= Problem description =
Identify all lines in the data containing the string "this". Copy them out.

= = = = = = =

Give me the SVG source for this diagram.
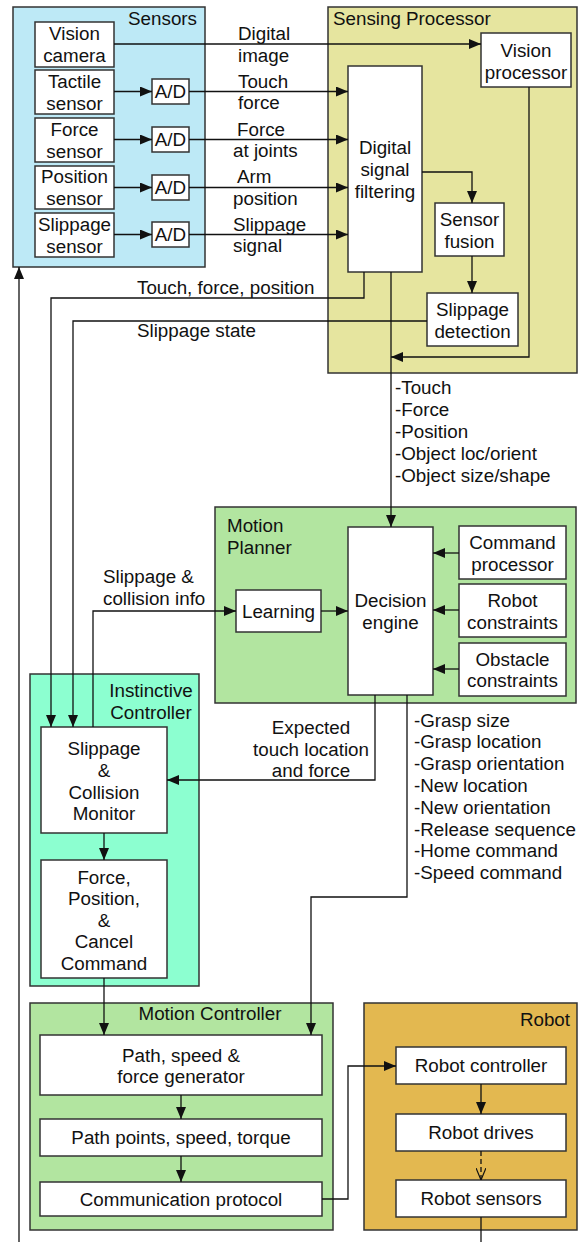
<svg xmlns="http://www.w3.org/2000/svg" width="581" height="1242" viewBox="0 0 581 1242">
  <style>
    text { font-family: "Liberation Sans", Arial, sans-serif; font-size: 18.8px; fill: #111; }
    .c { text-anchor: middle; }
    .r { text-anchor: end; }
    .box { fill: #ffffff; stroke: #333; stroke-width: 1.5; }
    .grp { stroke: #333; stroke-width: 1.5; }
    .sensors { fill: #bde9f6; }
    .sensing { fill: #e6e59f; }
    .planner { fill: #b2e5a0; }
    .instinct { fill: #8cffd0; }
    .robot { fill: #e3b850; }
    .ln { fill: none; stroke: #111; stroke-width: 1.3; }
    .arr { marker-end: url(#ah); }
    .dash { stroke-dasharray: 5 3; marker-end: url(#vh); }
  </style>
  <defs>
    <marker id="ah" viewBox="0 0 12 10" refX="12" refY="5" markerWidth="12" markerHeight="10" markerUnits="userSpaceOnUse" orient="auto">
      <path d="M0,0 L12,5 L0,10 z" fill="#111"/>
    </marker>
    <marker id="vh" viewBox="0 0 12 10" refX="12" refY="5" markerWidth="12" markerHeight="10" markerUnits="userSpaceOnUse" orient="auto">
      <path d="M0,0 L12,5 L0,10" fill="none" stroke="#111" stroke-width="1.2"/>
    </marker>
  </defs>

  <!-- Sensors -->
  <g id="sensors">
    <rect class="grp sensors" x="13" y="7" width="192" height="260"/>
    <text class="r" x="197" y="25">Sensors</text>
  </g>
  <g id="vision-camera">
    <rect class="box" x="35" y="22" width="79" height="45"/>
    <text class="c" x="74.5" y="40">Vision</text>
    <text class="c" x="74.5" y="62">camera</text>
  </g>
  <g id="tactile-sensor">
    <rect class="box" x="35" y="70" width="79" height="44"/>
    <text class="c" x="74.5" y="87.5">Tactile</text>
    <text class="c" x="74.5" y="109.5">sensor</text>
  </g>
  <g id="force-sensor">
    <rect class="box" x="35" y="118" width="79" height="44"/>
    <text class="c" x="74.5" y="135.5">Force</text>
    <text class="c" x="74.5" y="157.5">sensor</text>
  </g>
  <g id="position-sensor">
    <rect class="box" x="35" y="166" width="79" height="43"/>
    <text class="c" x="74.5" y="183">Position</text>
    <text class="c" x="74.5" y="205">sensor</text>
  </g>
  <g id="slippage-sensor">
    <rect class="box" x="35" y="213" width="79" height="44"/>
    <text class="c" x="74.5" y="230.5">Slippage</text>
    <text class="c" x="74.5" y="252.5">sensor</text>
  </g>
  <g id="ad-1"><rect class="box" x="152" y="79" width="37" height="25"/><text class="c" x="170.5" y="98">A/D</text></g>
  <g id="ad-2"><rect class="box" x="152" y="127" width="37" height="25"/><text class="c" x="170.5" y="146">A/D</text></g>
  <g id="ad-3"><rect class="box" x="152" y="175" width="37" height="25"/><text class="c" x="170.5" y="194">A/D</text></g>
  <g id="ad-4"><rect class="box" x="152" y="222" width="37" height="25"/><text class="c" x="170.5" y="241">A/D</text></g>

  <!-- Sensing Processor -->
  <g id="sensing-processor">
    <rect class="grp sensing" x="328" y="7" width="249" height="366"/>
    <text x="333" y="25">Sensing Processor</text>
  </g>
  <g id="vision-processor">
    <rect class="box" x="481" y="33" width="90" height="54"/>
    <text class="c" x="526" y="56.5">Vision</text>
    <text class="c" x="526" y="78.5">processor</text>
  </g>
  <g id="digital-signal-filtering">
    <rect class="box" x="348" y="66" width="74" height="206"/>
    <text class="c" x="385" y="154">Digital</text>
    <text class="c" x="385" y="176">signal</text>
    <text class="c" x="385" y="198">filtering</text>
  </g>
  <g id="sensor-fusion">
    <rect class="box" x="435" y="203" width="69" height="53"/>
    <text class="c" x="469.5" y="226">Sensor</text>
    <text class="c" x="469.5" y="247.5">fusion</text>
  </g>
  <g id="slippage-detection">
    <rect class="box" x="427" y="293" width="91" height="53"/>
    <text class="c" x="472.5" y="316">Slippage</text>
    <text class="c" x="472.5" y="337.5">detection</text>
  </g>

  <!-- Motion Planner -->
  <g id="motion-planner">
    <rect class="grp planner" x="215" y="507" width="361" height="196"/>
    <text x="227" y="532">Motion</text>
    <text x="227" y="554">Planner</text>
  </g>
  <g id="learning">
    <rect class="box" x="236" y="590" width="85" height="42"/>
    <text class="c" x="278.5" y="617.5">Learning</text>
  </g>
  <g id="decision-engine">
    <rect class="box" x="348" y="527" width="85" height="168"/>
    <text class="c" x="390.5" y="607">Decision</text>
    <text class="c" x="390.5" y="629">engine</text>
  </g>
  <g id="command-processor">
    <rect class="box" x="459" y="526" width="107" height="53"/>
    <text class="c" x="512.5" y="549">Command</text>
    <text class="c" x="512.5" y="570.5">processor</text>
  </g>
  <g id="robot-constraints">
    <rect class="box" x="459" y="584" width="107" height="53"/>
    <text class="c" x="512.5" y="607">Robot</text>
    <text class="c" x="512.5" y="628.5">constraints</text>
  </g>
  <g id="obstacle-constraints">
    <rect class="box" x="459" y="643" width="107" height="53"/>
    <text class="c" x="512.5" y="665.5">Obstacle</text>
    <text class="c" x="512.5" y="687">constraints</text>
  </g>

  <!-- Instinctive Controller -->
  <g id="instinctive-controller">
    <rect class="grp instinct" x="30" y="674" width="169" height="312"/>
    <text class="c" x="151" y="697">Instinctive</text>
    <text class="c" x="151" y="719">Controller</text>
  </g>
  <g id="slippage-collision-monitor">
    <rect class="box" x="41" y="727" width="126" height="106"/>
    <text class="c" x="104" y="755">Slippage</text>
    <text class="c" x="104" y="777">&amp;</text>
    <text class="c" x="104" y="798.5">Collision</text>
    <text class="c" x="104" y="820">Monitor</text>
  </g>
  <g id="force-position-cancel">
    <rect class="box" x="41" y="860" width="126" height="118"/>
    <text class="c" x="104" y="883.5">Force,</text>
    <text class="c" x="104" y="905">Position,</text>
    <text class="c" x="104" y="926.5">&amp;</text>
    <text class="c" x="104" y="948">Cancel</text>
    <text class="c" x="104" y="969.5">Command</text>
  </g>

  <!-- Motion Controller -->
  <g id="motion-controller">
    <rect class="grp planner" x="30" y="1003" width="303" height="227"/>
    <text class="c" x="210" y="1019.5">Motion Controller</text>
  </g>
  <g id="path-speed-force-generator">
    <rect class="box" x="40" y="1035" width="282" height="60"/>
    <text class="c" x="181" y="1061.5">Path, speed &amp;</text>
    <text class="c" x="181" y="1083">force generator</text>
  </g>
  <g id="path-points">
    <rect class="box" x="40" y="1119" width="282" height="37"/>
    <text class="c" x="181" y="1144">Path points, speed, torque</text>
  </g>
  <g id="communication-protocol">
    <rect class="box" x="40" y="1182" width="282" height="34"/>
    <text class="c" x="181" y="1205.5">Communication protocol</text>
  </g>

  <!-- Robot -->
  <g id="robot">
    <rect class="grp robot" x="364" y="1003" width="213" height="227"/>
    <text class="r" x="570" y="1025.5">Robot</text>
  </g>
  <g id="robot-controller">
    <rect class="box" x="396" y="1047" width="170" height="37"/>
    <text class="c" x="481" y="1072">Robot controller</text>
  </g>
  <g id="robot-drives">
    <rect class="box" x="396" y="1114" width="170" height="37"/>
    <text class="c" x="481" y="1139">Robot drives</text>
  </g>
  <g id="robot-sensors">
    <rect class="box" x="396" y="1180" width="170" height="37"/>
    <text class="c" x="481" y="1205">Robot sensors</text>
  </g>

  <!-- Connectors -->
  <g id="connectors">
    <path class="ln arr" d="M114,44 H481"/>
    <path class="ln arr" d="M114,91.5 H152"/>
    <path class="ln arr" d="M114,139.5 H152"/>
    <path class="ln arr" d="M114,187.5 H152"/>
    <path class="ln arr" d="M114,234.5 H152"/>
    <path class="ln arr" d="M189,91.5 H348"/>
    <path class="ln arr" d="M189,139.5 H348"/>
    <path class="ln arr" d="M189,187.5 H348"/>
    <path class="ln arr" d="M189,234.5 H348"/>
    <path class="ln arr" d="M422,172 H472 V203"/>
    <path class="ln arr" d="M472,256 V293"/>
    <path class="ln arr" d="M529,87 V357 H391"/>
    <path class="ln arr" d="M391,272 V527"/>
    <path class="ln arr" d="M364,272 V298 H51 V727"/>
    <path class="ln arr" d="M427,321 H73 V727"/>
    <path class="ln arr" d="M93,727 V611 H236"/>
    <path class="ln arr" d="M321,611 H348"/>
    <path class="ln arr" d="M459,553 H433"/>
    <path class="ln arr" d="M459,610 H433"/>
    <path class="ln arr" d="M459,669 H433"/>
    <path class="ln arr" d="M375,695 V780 H167"/>
    <path class="ln arr" d="M407,695 V897 H311 V1035"/>
    <path class="ln arr" d="M104,833 V860"/>
    <path class="ln arr" d="M104,978 V1035"/>
    <path class="ln arr" d="M181,1095 V1119"/>
    <path class="ln arr" d="M181,1156 V1182"/>
    <path class="ln arr" d="M322,1199 H348 V1066 H396"/>
    <path class="ln arr" d="M481,1084 V1114"/>
    <path class="ln dash" d="M481,1151 V1180"/>
    <path class="ln" d="M481,1217 V1242"/>
    <path class="ln arr" d="M19,1242 V267"/>

    <!-- connector labels -->
    <text x="238" y="40">Digital</text>
    <text x="238" y="62">image</text>
    <text x="238" y="88">Touch</text>
    <text x="238" y="109">force</text>
    <text x="237" y="136">Force</text>
    <text x="233" y="157">at joints</text>
    <text x="237" y="183">Arm</text>
    <text x="233" y="205">position</text>
    <text x="233" y="231">Slippage</text>
    <text x="233" y="252">signal</text>
    <text x="137" y="294">Touch, force, position</text>
    <text x="137" y="337">Slippage state</text>
    <text x="395" y="393.5">-Touch</text>
    <text x="395" y="415.5">-Force</text>
    <text x="395" y="437.5">-Position</text>
    <text x="395" y="459.5">-Object loc/orient</text>
    <text x="395" y="481.5">-Object size/shape</text>
    <text x="103" y="583">Slippage &amp;</text>
    <text x="103" y="604.5">collision info</text>
    <text class="c" x="311" y="734">Expected</text>
    <text class="c" x="311" y="755.5">touch location</text>
    <text class="c" x="311" y="777">and force</text>
    <text x="414" y="726.5">-Grasp size</text>
    <text x="414" y="748.3">-Grasp location</text>
    <text x="414" y="770.1">-Grasp orientation</text>
    <text x="414" y="791.9">-New location</text>
    <text x="414" y="813.7">-New orientation</text>
    <text x="414" y="835.5">-Release sequence</text>
    <text x="414" y="857.3">-Home command</text>
    <text x="414" y="879.1">-Speed command</text>
  </g>
</svg>
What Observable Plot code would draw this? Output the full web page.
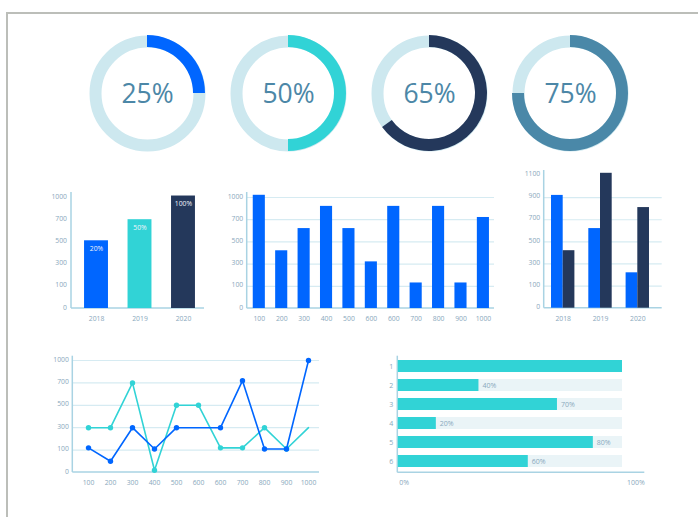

= = = = = = =

= Solution =
Give me the SVG source for this diagram.
What Observable Plot code would draw this? Output the full web page.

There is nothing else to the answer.